There are three basic elements of conservatism; social, judicial and fiscal. Usually, these three elements are mutually-supporting, but they are anything but synonymous. A couple of quick examples – is it judicially or fiscally conservative to support the “war on drugs”? No, but it is socially conservative. Is it judicially or even socially conservative to support a state-imposed limit on how much a local government can raise taxes? Depending on whether it is a statutory or constitutional limit, not necessarily, yet it is undoubtedly fiscally conservative.
Social conservatism, at least among the populace, is as alive and well as can be. The two referenda that were on the ballot in November both passed handily. On issue after issue, the majority of the populace at least professes to believe in the conservative position. However, the Republican Party, the only one where social conservatism is at least tolerated, has taken social conservatives for granted for years.
Judicial conservatism is somewhat in a state of flux. Whenever voters are given a choice between someone who doesn’t believe in judicial activism or a soft-on-crime approach and someone who does believe in judicial activism and a soft-on-crime approach, they opt for the former. Tempering this is the fact that there are so few contested judicial elections, especially once there is an incumbent. This allows judges to “grow” in office and see their mandate to be a “Lawgiver-In-Black”. We’ve seen this most-recently with Pat Crooks. Crooks “grew” into a Lawgiver-In-Black, reportedly because he didn’t want to face a challenge from Wisconsin’s trial lawyers. He ensured that he didn’t have any opposition in his re-election bid.
That brings us to fiscal conservatism. In my lifetime, there has been exactly one successful bid in Madison to actually reduce spending in Wisconsin – the Wisconsin Works welfare reform. One could try to claim that the 2/3rds school-finance shift to the state in exchange for limits on how much school districts can jack up taxes is fiscal conservatism, but even before the various referenda are taken into account, the net result was a shift of the money source to the state and a resultant massive increase in spending.
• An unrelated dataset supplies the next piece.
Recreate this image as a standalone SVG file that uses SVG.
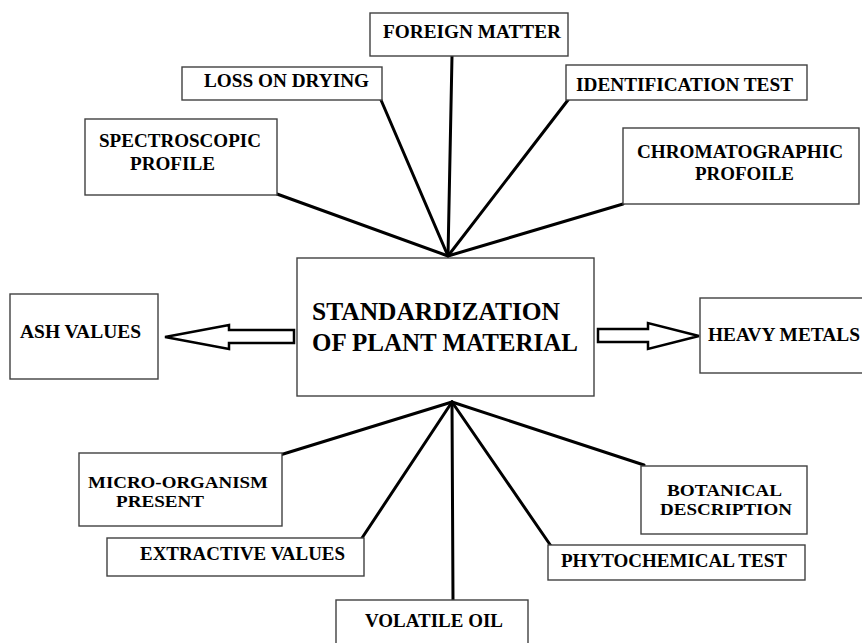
<svg xmlns="http://www.w3.org/2000/svg" width="862" height="643" viewBox="0 0 862 643">
<style>
.box{fill:#fff;stroke:#404040;stroke-width:1.4}
.t{font-family:"Liberation Serif","Times New Roman",serif;font-weight:bold;font-size:18.5px;fill:#000}
.s{font-size:17px}
.c{font-family:"Liberation Serif","Times New Roman",serif;font-weight:bold;font-size:25px;fill:#000}
.ln{stroke:#000;stroke-width:3;fill:none;stroke-linecap:round}
.ar{fill:#fff;stroke:#000;stroke-width:2.5;stroke-linejoin:miter}
</style>
<rect width="862" height="643" fill="#fff"/>
<g id="connectors">
<line class="ln" x1="452" y1="56" x2="448" y2="256"/>
<line class="ln" x1="381" y1="100" x2="448" y2="256"/>
<line class="ln" x1="277" y1="194" x2="448" y2="256"/>
<line class="ln" x1="568" y1="100" x2="448" y2="256"/>
<line class="ln" x1="623" y1="204" x2="448" y2="256"/>
<line class="ln" x1="280" y1="455" x2="452" y2="402"/>
<line class="ln" x1="362" y1="538" x2="452" y2="402"/>
<line class="ln" x1="453" y1="600" x2="452" y2="402"/>
<line class="ln" x1="551" y1="546" x2="452" y2="402"/>
<line class="ln" x1="644" y1="465" x2="452" y2="402"/>
<polygon class="ar" points="294,330 229,330 229,325 165,337 229,349 229,343 294,343"/>
<polygon class="ar" points="598,329 648,329 648,323 699,336 648,349 648,342 598,342"/>
</g>
<g id="center">
<rect class="box" x="297" y="258" width="297" height="138"/>
<text class="c" x="312" y="320" textLength="248" lengthAdjust="spacingAndGlyphs">STANDARDIZATION</text>
<text class="c" x="312" y="351" textLength="266" lengthAdjust="spacingAndGlyphs">OF PLANT MATERIAL</text>
</g>
<g id="foreign-matter">
<rect class="box" x="370" y="13" width="198" height="43"/>
<text class="t" x="383" y="38" textLength="178" lengthAdjust="spacingAndGlyphs">FOREIGN MATTER</text>
</g>
<g id="loss-on-drying">
<rect class="box" x="182" y="67" width="200" height="33"/>
<text class="t" x="204" y="87" textLength="165" lengthAdjust="spacingAndGlyphs">LOSS ON DRYING</text>
</g>
<g id="spectroscopic">
<rect class="box" x="85" y="119" width="192" height="76"/>
<text class="t" x="99" y="147" textLength="162" lengthAdjust="spacingAndGlyphs">SPECTROSCOPIC</text>
<text class="t" x="130" y="170" textLength="85" lengthAdjust="spacingAndGlyphs">PROFILE</text>
</g>
<g id="identification">
<rect class="box" x="566" y="65" width="241" height="35"/>
<text class="t" x="576" y="91" textLength="217" lengthAdjust="spacingAndGlyphs">IDENTIFICATION TEST</text>
</g>
<g id="chromatographic">
<rect class="box" x="623" y="128" width="236" height="76"/>
<text class="t" x="637" y="158" textLength="206" lengthAdjust="spacingAndGlyphs">CHROMATOGRAPHIC</text>
<text class="t" x="695" y="180" textLength="99" lengthAdjust="spacingAndGlyphs">PROFOILE</text>
</g>
<g id="ash-values">
<rect class="box" x="10" y="294" width="148" height="85"/>
<text class="t" x="20" y="338" textLength="121" lengthAdjust="spacingAndGlyphs">ASH VALUES</text>
</g>
<g id="heavy-metals">
<rect class="box" x="700" y="298" width="165" height="75"/>
<text class="t" x="708" y="341" textLength="152" lengthAdjust="spacingAndGlyphs">HEAVY METALS</text>
</g>
<g id="micro-organism">
<rect class="box" x="79" y="453" width="203" height="73"/>
<text class="t s" x="88" y="488" textLength="180" lengthAdjust="spacingAndGlyphs">MICRO-ORGANISM</text>
<text class="t s" x="116" y="507" textLength="88" lengthAdjust="spacingAndGlyphs">PRESENT</text>
</g>
<g id="extractive-values">
<rect class="box" x="107" y="538" width="257" height="38"/>
<text class="t" x="140" y="560" textLength="205" lengthAdjust="spacingAndGlyphs">EXTRACTIVE VALUES</text>
</g>
<g id="volatile-oil">
<rect class="box" x="336" y="600" width="192" height="50"/>
<text class="t" x="365" y="627" textLength="138" lengthAdjust="spacingAndGlyphs">VOLATILE OIL</text>
</g>
<g id="phytochemical">
<rect class="box" x="548" y="545" width="257" height="35"/>
<text class="t" x="561" y="567" textLength="226" lengthAdjust="spacingAndGlyphs">PHYTOCHEMICAL TEST</text>
</g>
<g id="botanical">
<rect class="box" x="641" y="466" width="166" height="68"/>
<text class="t s" x="667" y="496" textLength="115" lengthAdjust="spacingAndGlyphs">BOTANICAL</text>
<text class="t s" x="660" y="515" textLength="132" lengthAdjust="spacingAndGlyphs">DESCRIPTION</text>
</g>
</svg>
Outside of a micro-revolt that happened in southern Milwaukee County in 2002 that was the direct result of a massive pension scandal at the county level, and perhaps the ouster of then-Senate Majority Leader Mary Panzer over her failure to bring TABOR to a vote (which failed spectacularily when Glenn Grothman immediately went native), there has been no widespread successful voter “revolt” against high taxes. True, school bonding referenda have occassionally gone down in defeat, but when a $93 million referendum passes in tiny New Richmond, and $20-$30 million referenda routinely pass even in the heart of that revolt, one can fairly say that there is no sense of fiscal conservatism amongst the populace.
Is it any surprise that the Republican Party has paid no more than lip service to fiscal conservatism? From the Republicans’ abandonment of Scott McCallum when he proposed getting rid of shared revenue in 2002 to the aforementioned Panzer burying of TABOR in 2004, to the 2-year failure to pass the TPA the last 2 years to the current push by the Assembly Pubbie leadership to accept tax increases, Wisconsin Republicans have never been fiscal conservatives.
Why do they pay lip service to fiscal conservatism? Politics, pure and simple. The Democrats have the social and fiscal liberalism bases locked up tight. Most social conservatives are, almost by necessity, also fiscal conservatives. They have, in a bit of irony, taken to heart Gerald Ford’s words of warning – “A government big enough to give you everything you want is a government big enough to take from you everything you have.”
So, what’s my final answer? At least in Wisconsin, conservatism as a political movement is not only out of gas, but on life support, and will remain so as long as the Republican Party (or its successor) takes social conservatives for granted. Further, even though it is not popular, as long as fiscal conservatism gets short shrift, any gains from gearing toward social conservatives will be at best temporary.